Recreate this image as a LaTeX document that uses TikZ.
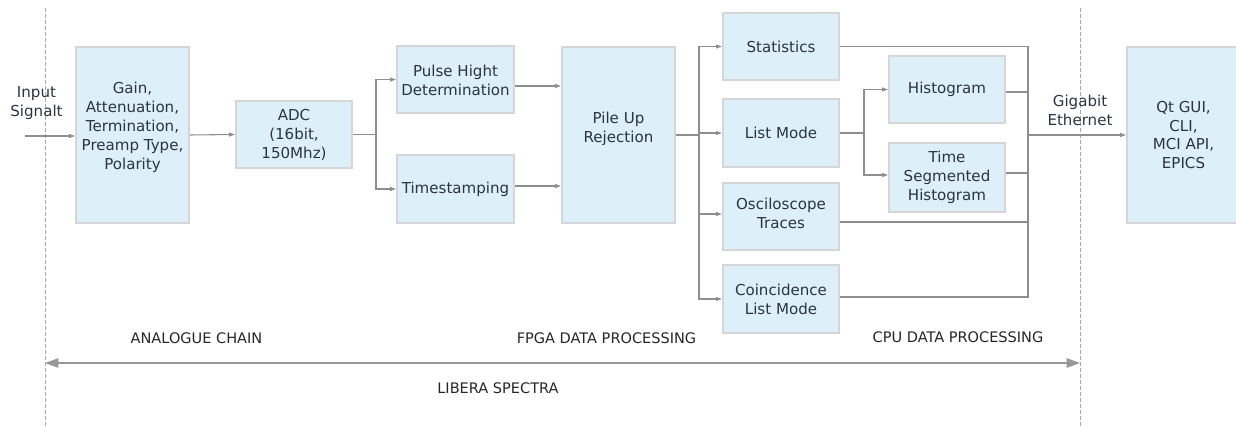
\documentclass[tikz,border=0pt]{standalone}
\usepackage{fontspec}
\setmainfont{DejaVu Sans}
\usetikzlibrary{arrows.meta,calc}
\definecolor{boxfill}{HTML}{DDF0FA}
\definecolor{boxline}{HTML}{D6D6D6}
\definecolor{conncol}{HTML}{8E8E8E}
\definecolor{txtcol}{HTML}{2B3440}
\definecolor{dashcol}{HTML}{A8A8A8}
\newcommand{\liftlines}[2]{\raisebox{#1}[\height][\depth]{\begin{tabular}{@{}c@{}}#2\end{tabular}}}
\begin{document}
\begin{tikzpicture}[x=0.75pt,y=-0.75pt,
  blk/.style={draw=boxline,line width=1.5pt,fill=boxfill,text=txtcol,align=center,
    inner sep=0pt,font=\fontsize{11.3}{14.2}\selectfont},
  conn/.style={draw=conncol,line width=0.8pt},
  arr/.style={conn,-{Triangle[length=4.5pt,width=3pt]}},
  lbl/.style={text=txtcol,align=center,font=\fontsize{11.3}{14.2}\selectfont,inner sep=0pt},
  sec/.style={text=black!85,font=\fontsize{10.9}{14.2}\selectfont,inner sep=0pt},
  divider/.style={draw=dashcol,line width=0.75pt,dash pattern=on 3pt off 1.5pt}]
\useasboundingbox (0,0) rectangle (1236,428);
\begin{scope}
\clip (0,0) rectangle (1236,428);
% dividers
\coordinate (dlt) at (45,8);
\coordinate (dlb) at (45,428);
\coordinate (drt) at (1080,8);
\coordinate (drb) at (1080,428);
\draw[divider] (dlt) -- (dlb);
\draw[divider] (drt) -- (drb);
% boxes
\node[blk,minimum width=113*0.75pt,minimum height=176*0.75pt] (g1) at (132.5,135)
  {\liftlines{5.5pt}{Gain,\\Attenuation,\\Termination,\\Preamp Type,\\Polarity}};
\node[blk,minimum width=116*0.75pt,minimum height=67*0.75pt] (adc) at (294,134.5)
  {ADC\\(16bit,\\150Mhz)};
\node[blk,minimum width=117*0.75pt,minimum height=67*0.75pt] (phd) at (455.5,79.5)
  {\liftlines{-2.2pt}{Pulse Hight\\Determination}};
\node[blk,minimum width=117*0.75pt,minimum height=68*0.75pt] (ts) at (455.5,189)
  {Timestamping};
\node[blk,minimum width=113*0.75pt,minimum height=176*0.75pt] (pur) at (618.5,135)
  {\liftlines{4.5pt}{Pile Up\\Rejection}};
\node[blk,minimum width=116*0.75pt,minimum height=67*0.75pt] (stat) at (781,46.5)
  {Statistics};
\node[blk,minimum width=116*0.75pt,minimum height=68*0.75pt] (lm) at (781,133)
  {List Mode};
\node[blk,minimum width=116*0.75pt,minimum height=67*0.75pt] (osc) at (781,216.5)
  {\liftlines{0.8pt}{Osciloscope\\Traces}};
\node[blk,minimum width=116*0.75pt,minimum height=68*0.75pt] (coinc) at (781,299)
  {Coincidence\\List Mode};
\node[blk,minimum width=116*0.75pt,minimum height=67*0.75pt] (hist) at (947,89.5)
  {Histogram};
\node[blk,minimum width=116*0.75pt,minimum height=69*0.75pt] (tsh) at (947,177.5)
  {Time\\Segmented\\Histogram};
\node[blk,minimum width=113*0.75pt,minimum height=176*0.75pt] (gui) at (1183.5,135)
  {Qt GUI,\\CLI,\\MCI API,\\EPICS};
% labels
\node[lbl] (insig) at (36.5,103.5) {Input\\Signalt};
\node[lbl] (geth) at (1080,110.5) {Gigabit\\Ethernet};
% helper coordinates
\coordinate (in) at (25,136);
\coordinate (s1) at (376,134.5);
\coordinate (s2) at (699,135);
\coordinate (s3) at (864,133);
\coordinate (bus) at (1028,135);
\path ($(phd.east)+(0,6.5)$) coordinate (phdo);
\path ($(ts.east)+(0,-3)$) coordinate (tso);
\path ($(osc.west)+(0,-2.5)$) coordinate (osci);
\path ($(tsh.west)+(0,-2.5)$) coordinate (tshi);
\path ($(hist.east)+(0,2.5)$) coordinate (histo);
\path ($(tsh.east)+(0,-4.5)$) coordinate (tsho);
\path ($(osc.east)+(0,5.5)$) coordinate (osco);
\path ($(coinc.east)+(0,-2)$) coordinate (coinco);
% connectors
\draw[arr] (in) -- (in -| g1.west);
\draw[arr] (g1.east) -- (adc.west);
\draw[conn] (adc.east) -- (s1);
\draw[arr] (s1) |- (phd.west);
\draw[arr] (s1) |- (ts.west);
\draw[arr] (phdo) -- (phdo -| pur.west);
\draw[arr] (tso) -- (tso -| pur.west);
\draw[conn] (pur.east) -- (s2);
\draw[arr] (s2) |- (stat.west);
\draw[arr] (s2) |- (lm.west);
\draw[arr] (s2) |- (osci);
\draw[arr] (s2) |- (coinc.west);
\draw[conn] (lm.east) -- (s3);
\draw[arr] (s3) |- (hist.west);
\draw[arr] (s3) |- (tshi);
\draw[conn] (stat.east) -| (bus);
\draw[conn] (coinco) -| (bus);
\draw[conn] (histo) -- (histo -| bus);
\draw[conn] (tsho) -- (tsho -| bus);
\draw[conn] (osco) -- (osco -| bus);
\draw[arr] (bus) -- (gui.west);
% section labels
\node[sec] (lanalog) at (196.5,338) {ANALOGUE CHAIN};
\node[sec] (lfpga) at (606.5,338) {FPGA DATA PROCESSING};
\node[sec] (lcpu) at (958,337) {CPU DATA PROCESSING};
\node[sec] (llib) at (498,388) {LIBERA SPECTRA};
\coordinate (al) at (45,363);
\coordinate (ar) at (1080,363);
\draw[draw=dashcol!90!black,line width=1.1pt,{Triangle[length=10pt,width=7pt]}-{Triangle[length=10pt,width=7pt]}] (al) -- (ar);
\end{scope}
\end{tikzpicture}
\end{document}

Short exercise
Write out each line again precisely as it appears, skipping every picture.

Response to the task
Recreate this image as a LaTeX document that uses TikZ.
\documentclass[tikz,border=0pt]{standalone}
\usepackage{fontspec}
\setmainfont{DejaVu Sans}
\usetikzlibrary{arrows.meta,calc}
\definecolor{boxfill}{HTML}{DDF0FA}
\definecolor{boxline}{HTML}{D6D6D6}
\definecolor{conncol}{HTML}{8E8E8E}
\definecolor{txtcol}{HTML}{2B3440}
\definecolor{dashcol}{HTML}{A8A8A8}
\newcommand{\liftlines}[2]{\raisebox{#1}[\height][\depth]{\begin{tabular}{@{}c@{}}#2\end{tabular}}}
\begin{document}
\begin{tikzpicture}[x=0.75pt,y=-0.75pt,
  blk/.style={draw=boxline,line width=1.5pt,fill=boxfill,text=txtcol,align=center,
    inner sep=0pt,font=\fontsize{11.3}{14.2}\selectfont},
  conn/.style={draw=conncol,line width=0.8pt},
  arr/.style={conn,-{Triangle[length=4.5pt,width=3pt]}},
  lbl/.style={text=txtcol,align=center,font=\fontsize{11.3}{14.2}\selectfont,inner sep=0pt},
  sec/.style={text=black!85,font=\fontsize{10.9}{14.2}\selectfont,inner sep=0pt},
  divider/.style={draw=dashcol,line width=0.75pt,dash pattern=on 3pt off 1.5pt}]
\useasboundingbox (0,0) rectangle (1236,428);
\begin{scope}
\clip (0,0) rectangle (1236,428);
% dividers
\coordinate (dlt) at (45,8);
\coordinate (dlb) at (45,428);
\coordinate (drt) at (1080,8);
\coordinate (drb) at (1080,428);
\draw[divider] (dlt) -- (dlb);
\draw[divider] (drt) -- (drb);
% boxes
\node[blk,minimum width=113*0.75pt,minimum height=176*0.75pt] (g1) at (132.5,135)
  {\liftlines{5.5pt}{Gain,\\Attenuation,\\Termination,\\Preamp Type,\\Polarity}};
\node[blk,minimum width=116*0.75pt,minimum height=67*0.75pt] (adc) at (294,134.5)
  {ADC\\(16bit,\\150Mhz)};
\node[blk,minimum width=117*0.75pt,minimum height=67*0.75pt] (phd) at (455.5,79.5)
  {\liftlines{-2.2pt}{Pulse Hight\\Determination}};
\node[blk,minimum width=117*0.75pt,minimum height=68*0.75pt] (ts) at (455.5,189)
  {Timestamping};
\node[blk,minimum width=113*0.75pt,minimum height=176*0.75pt] (pur) at (618.5,135)
  {\liftlines{4.5pt}{Pile Up\\Rejection}};
\node[blk,minimum width=116*0.75pt,minimum height=67*0.75pt] (stat) at (781,46.5)
  {Statistics};
\node[blk,minimum width=116*0.75pt,minimum height=68*0.75pt] (lm) at (781,133)
  {List Mode};
\node[blk,minimum width=116*0.75pt,minimum height=67*0.75pt] (osc) at (781,216.5)
  {\liftlines{0.8pt}{Osciloscope\\Traces}};
\node[blk,minimum width=116*0.75pt,minimum height=68*0.75pt] (coinc) at (781,299)
  {Coincidence\\List Mode};
\node[blk,minimum width=116*0.75pt,minimum height=67*0.75pt] (hist) at (947,89.5)
  {Histogram};
\node[blk,minimum width=116*0.75pt,minimum height=69*0.75pt] (tsh) at (947,177.5)
  {Time\\Segmented\\Histogram};
\node[blk,minimum width=113*0.75pt,minimum height=176*0.75pt] (gui) at (1183.5,135)
  {Qt GUI,\\CLI,\\MCI API,\\EPICS};
% labels
\node[lbl] (insig) at (36.5,103.5) {Input\\Signalt};
\node[lbl] (geth) at (1080,110.5) {Gigabit\\Ethernet};
% helper coordinates
\coordinate (in) at (25,136);
\coordinate (s1) at (376,134.5);
\coordinate (s2) at (699,135);
\coordinate (s3) at (864,133);
\coordinate (bus) at (1028,135);
\path ($(phd.east)+(0,6.5)$) coordinate (phdo);
\path ($(ts.east)+(0,-3)$) coordinate (tso);
\path ($(osc.west)+(0,-2.5)$) coordinate (osci);
\path ($(tsh.west)+(0,-2.5)$) coordinate (tshi);
\path ($(hist.east)+(0,2.5)$) coordinate (histo);
\path ($(tsh.east)+(0,-4.5)$) coordinate (tsho);
\path ($(osc.east)+(0,5.5)$) coordinate (osco);
\path ($(coinc.east)+(0,-2)$) coordinate (coinco);
% connectors
\draw[arr] (in) -- (in -| g1.west);
\draw[arr] (g1.east) -- (adc.west);
\draw[conn] (adc.east) -- (s1);
\draw[arr] (s1) |- (phd.west);
\draw[arr] (s1) |- (ts.west);
\draw[arr] (phdo) -- (phdo -| pur.west);
\draw[arr] (tso) -- (tso -| pur.west);
\draw[conn] (pur.east) -- (s2);
\draw[arr] (s2) |- (stat.west);
\draw[arr] (s2) |- (lm.west);
\draw[arr] (s2) |- (osci);
\draw[arr] (s2) |- (coinc.west);
\draw[conn] (lm.east) -- (s3);
\draw[arr] (s3) |- (hist.west);
\draw[arr] (s3) |- (tshi);
\draw[conn] (stat.east) -| (bus);
\draw[conn] (coinco) -| (bus);
\draw[conn] (histo) -- (histo -| bus);
\draw[conn] (tsho) -- (tsho -| bus);
\draw[conn] (osco) -- (osco -| bus);
\draw[arr] (bus) -- (gui.west);
% section labels
\node[sec] (lanalog) at (196.5,338) {ANALOGUE CHAIN};
\node[sec] (lfpga) at (606.5,338) {FPGA DATA PROCESSING};
\node[sec] (lcpu) at (958,337) {CPU DATA PROCESSING};
\node[sec] (llib) at (498,388) {LIBERA SPECTRA};
\coordinate (al) at (45,363);
\coordinate (ar) at (1080,363);
\draw[draw=dashcol!90!black,line width=1.1pt,{Triangle[length=10pt,width=7pt]}-{Triangle[length=10pt,width=7pt]}] (al) -- (ar);
\end{scope}
\end{tikzpicture}
\end{document}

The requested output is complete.